After finding that one in five Americans saw a notable decline in an aging family member’s well-being during the holidays, Home Instead has announced that it’s looking to hire 30,000 care professionals nationwide.

It is common for Home Instead to see a spike in care service inquiries soon after the holidays, according to Lakelyn Hogan Eichenberger, gerontologist and caregiver advocate for Home Instead.

“This is because they were just home to visit their loved ones over the holidays, and they’ve started to notice these changes,” she told Home Health Care News. “We wanted to dig into that a little bit more, and get a better understanding of what they’re seeing and what they’re experiencing.”


Home Instead is a Omaha, Nebraska-based personal care franchise company that has locations in over a dozen countries. In 2021, the home care technology company Honor acquired Home Instead.

The findings come from a survey that Home Instead conducted in January. The survey also found that, of respondents that saw a decline in their family member’s well-being, 65% were specifically concerned about physical changes.

Additionally, the survey found that 64% of respondents were concerned about their family member’s ability to care for themselves, meaning things like daily hygiene and household tasks.


Declining cognitive skills were also a concern of 57% of respondents, and 44% were concerned by emotional changes, such as depression and loneliness.

Overall, 48% of respondents expressed that they don’t feel capable of helping their family member that is experiencing this decline.

“I think the most alarming finding was that many of them don’t feel capable of helping their loved one,” Eichenberger said. “They kind of feel at a loss. They are seeing these changes, but they’re not quite sure what to do.”

The need for care services across the country influenced the company’s goal of hiring 30,000 care professionals.

“We definitely know that there’s a need for care professionals in all of our locations, in all 50 states, across the U.S., because we’re seeing a growing need for care and support,” Eichenberger said.

Home Instead doesn’t plan on relying on one recruitment strategy to achieve this goal of 30,000.

“There’s not one silver bullet,” Eichenberger said. “There’s not one thing that we’re honing in on, it really takes a variety of approaches to find good care professionals, whether that’s online advertising, hiring days within local offices, where they invite the public to come in and learn about the role and do on-site interviews.
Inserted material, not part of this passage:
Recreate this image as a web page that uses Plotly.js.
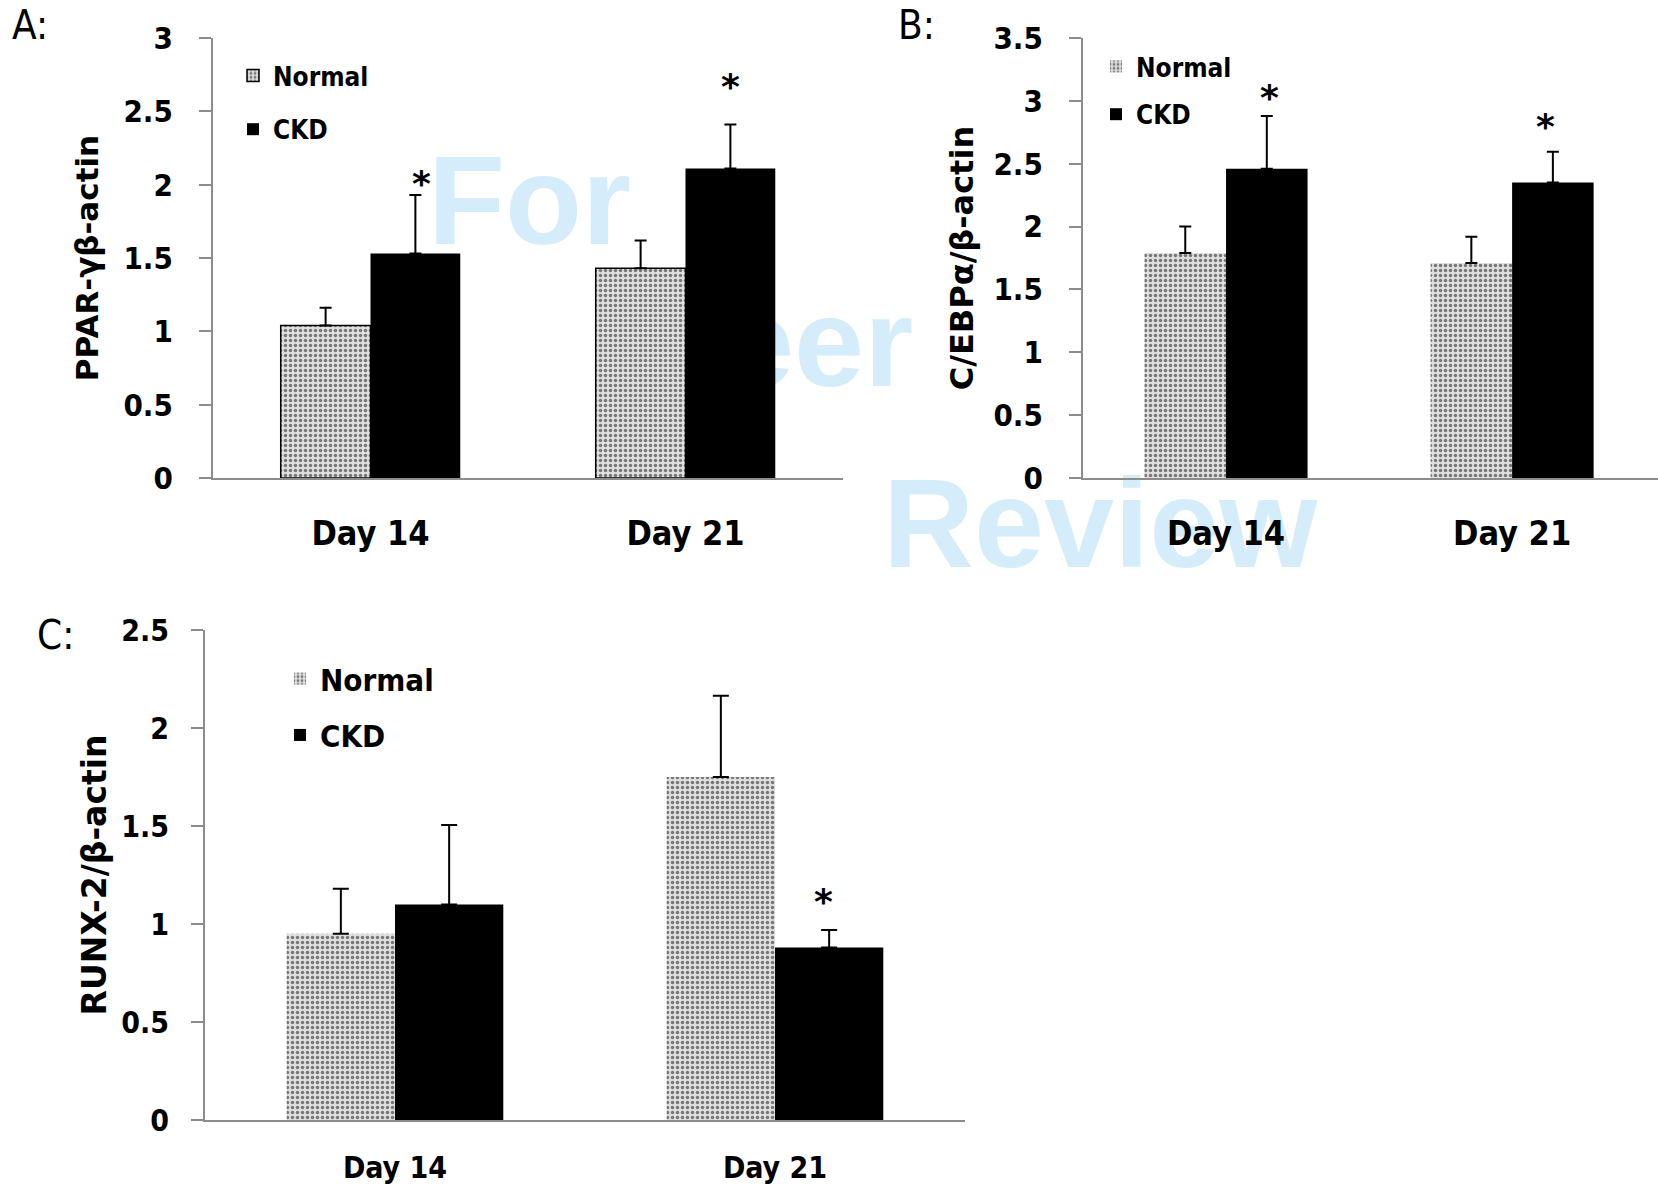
<!DOCTYPE html>
<html>
<head>
<meta charset="utf-8">
<script src="https://cdn.plot.ly/plotly-3.0.1.min.js"></script>
<style>
  html, body { margin: 0; padding: 0; background: #ffffff; }
  #wrap { position: relative; width: 1658px; height: 1186px; overflow: hidden; }
  .wm { position: absolute; z-index: 0; font-family: "Liberation Sans", Arial, sans-serif; font-weight: bold;
        font-size: 126px; line-height: 126px; color: #d5edfa; white-space: nowrap; }
  #plot { position: absolute; left: 0; top: 0; z-index: 1; }
</style>
</head>
<body>
<div id="wrap">
  <div class="wm" style="left:428px; top:138px;">For</div>
  <div class="wm" style="left:640px; top:280px;">Peer</div>
  <div class="wm" style="left:883px; top:461px;">Review</div>
  <div id="plot"></div>
</div>
<script>
// ---------- data ----------
const categories = ['Day 14', 'Day 21'];
const seriesNames = ['Normal', 'CKD'];

// Panel A: PPAR-γ / β-actin
const normalA = [1.04, 1.43];
const normalAErr = [0.12, 0.19];
const ckdA = [1.53, 2.11];
const ckdAErr = [0.40, 0.30];
const starA = [2.03, 2.69];          // asterisk heights (CKD bars)

// Panel B: C/EBPα / β-actin
const normalB = [1.79, 1.71];
const normalBErr = [0.21, 0.21];
const ckdB = [2.46, 2.35];
const ckdBErr = [0.42, 0.245];
const starB = [3.05, 2.82];

// Panel C: RUNX-2 / β-actin
const normalC = [0.95, 1.75];
const normalCErr = [0.23, 0.415];
const ckdC = [1.10, 0.88];
const ckdCErr = [0.405, 0.09];
const starC = [null, 1.13];

const noDown = [0, 0];

const yTitles = ['PPAR-γβ-actin', 'C/EBPα/β-actin', 'RUNX-2/β-actin'];
const panelLabels = ['A:', 'B:', 'C:'];
const yRanges = [[0, 3], [0, 3.5], [0, 2.5]];

// ---------- styles ----------
const W = 1658, H = 1186;
const condensed = '"DejaVu Sans Condensed", "DejaVu Sans", sans-serif';
const wide = '"DejaVu Sans", "Open Sans", sans-serif';
const axisGray = '#8c8c8c';
const BARGAP = 0.43;
// small horizontal nudges (px) of the asterisks
const starNudgeA = [6, 0], starNudgeB = [3, -7], starNudgeC = [0, -6];

function normalTrace(y, err, xa, ya, leg, bordered, errW) {
  return {
    type: 'bar', name: seriesNames[0], x: categories, y: y,
    xaxis: xa, yaxis: ya, legend: leg, legendgroup: leg + 'n',
    marker: {
      color: '#dedede',
      line: { color: '#000000', width: bordered ? 1.5 : 0 },
      pattern: { shape: '.', fgcolor: '#777777', bgcolor: '#e0e0e0', size: 5, solidity: 0.38 }
    },
    error_y: { type: 'data', symmetric: false, array: err, arrayminus: noDown,
               color: '#000000', thickness: 2, width: errW },
    hoverinfo: 'skip'
  };
}
function ckdTrace(y, err, xa, ya, leg, errW) {
  return {
    type: 'bar', name: seriesNames[1], x: categories, y: y,
    xaxis: xa, yaxis: ya, legend: leg, legendgroup: leg + 'c',
    marker: { color: '#000000', line: { width: 0 } },
    error_y: { type: 'data', symmetric: false, array: err, arrayminus: noDown,
               color: '#000000', thickness: 2, width: errW },
    hoverinfo: 'skip'
  };
}

const traces = [
  normalTrace(normalA, normalAErr, 'x', 'y', 'legend', true, 6),
  ckdTrace(ckdA, ckdAErr, 'x', 'y', 'legend', 6),
  normalTrace(normalB, normalBErr, 'x2', 'y2', 'legend2', false, 6),
  ckdTrace(ckdB, ckdBErr, 'x2', 'y2', 'legend2', 6),
  normalTrace(normalC, normalCErr, 'x3', 'y3', 'legend3', false, 8),
  ckdTrace(ckdC, ckdCErr, 'x3', 'y3', 'legend3', 8)
];

const px = v => v / W;
const py = v => 1 - v / H;

function xAxis(domain, tickSize, standoff, range, anchor) {
  return {
    domain: domain, type: 'category', range: range, anchor: anchor,
    showline: true, linecolor: axisGray, linewidth: 2,
    ticks: '', showgrid: false, zeroline: false,
    tickfont: { family: condensed, size: tickSize, weight: 'bold', color: '#000' },
    ticklabelstandoff: standoff, fixedrange: true
  };
}
function yAxis(domain, range, title, titleSize, titleStandoff, tickSize, labelStandoff, anchor) {
  return {
    domain: domain, range: range, anchor: anchor,
    dtick: 0.5, tick0: 0,
    showline: true, linecolor: axisGray, linewidth: 2,
    ticks: 'outside', ticklen: 12, tickwidth: 2, tickcolor: axisGray,
    showgrid: false, zeroline: false,
    tickfont: { family: condensed, size: tickSize, weight: 'bold', color: '#000' },
    ticklabelstandoff: labelStandoff,
    title: { text: title, font: { family: wide, size: titleSize, weight: 'bold', color: '#000' }, standoff: titleStandoff },
    fixedrange: true
  };
}

const ckdOffset = (1 - BARGAP) / 4;   // CKD bar centre within a category

function starAnnots(stars, nudge, xref, yref) {
  const out = [];
  stars.forEach((s, i) => {
    if (s === null) return;
    out.push({
      x: i + ckdOffset, y: s, xref: xref, yref: yref, text: '*', showarrow: false,
      xanchor: 'center', yanchor: 'middle', yshift: -3, xshift: nudge[i],
      font: { family: wide, size: 36, weight: 'bold', color: '#000' }
    });
  });
  return out;
}

const labelFont = { family: condensed, size: 40, color: '#000' };
const annotations = [
  { x: px(10), y: py(0), xref: 'paper', yref: 'paper', text: panelLabels[0], showarrow: false,
    xanchor: 'left', yanchor: 'top', font: labelFont },
  { x: px(896), y: py(0), xref: 'paper', yref: 'paper', text: panelLabels[1], showarrow: false,
    xanchor: 'left', yanchor: 'top', font: labelFont },
  { x: px(35), y: py(610), xref: 'paper', yref: 'paper', text: panelLabels[2], showarrow: false,
    xanchor: 'left', yanchor: 'top', font: labelFont }
].concat(starAnnots(starA, starNudgeA, 'x', 'y'),
         starAnnots(starB, starNudgeB, 'x2', 'y2'),
         starAnnots(starC, starNudgeC, 'x3', 'y3'));

function legendCfg(x, y, size, gap) {
  return {
    x: x, y: y, xanchor: 'left', yanchor: 'top', bgcolor: 'rgba(0,0,0,0)', borderwidth: 0,
    font: { family: condensed, size: size, weight: 'bold', color: '#000' },
    tracegroupgap: gap, traceorder: 'grouped', itemclick: false, itemdoubleclick: false
  };
}

const layout = {
  width: W, height: H,
  margin: { l: 0, r: 0, t: 0, b: 0 },
  paper_bgcolor: 'rgba(0,0,0,0)', plot_bgcolor: 'rgba(0,0,0,0)',
  barmode: 'group', bargap: BARGAP, bargroupgap: 0,
  font: { family: condensed, color: '#000' },
  showlegend: true,
  xaxis: xAxis([px(213), px(843)], 34, 24, [-0.5, 1.5], 'y'),
  yaxis: yAxis([py(478), py(38)], yRanges[0], yTitles[0], 31, 16, 31, 20, 'x'),
  xaxis2: xAxis([px(1083), 1], 34, 24, [-0.5, 1.51], 'y2'),
  yaxis2: yAxis([py(478), py(38)], yRanges[1], yTitles[1], 32, 10, 31, 20, 'x2'),
  xaxis3: xAxis([px(205), px(965)], 30, 20, [-0.5, 1.5], 'y3'),
  yaxis3: yAxis([py(1120), py(630)], yRanges[2], yTitles[2], 33, 5, 30, 16, 'x3'),
  legend: legendCfg(px(233), py(52), 26, 17),
  legend2: legendCfg(px(1096), py(43), 26, 11),
  legend3: legendCfg(px(280), py(652), 31, 13),
  annotations: annotations
};

Plotly.newPlot('plot', traces, layout, { staticPlot: true, displayModeBar: false });
</script>
</body>
</html>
There’s those more traditional media of newspaper advertisements, it really varies by the location. Our franchise owners, over time, have found ways to get creative in their various markets.”

Individual franchise owners will also receive support on the corporate level including advertising and robust marketing initiatives, according to Eichenberger.

“Getting people to see this as a desirable career that is meaningful, and one where they’re able to give back, is in our messaging,” she said.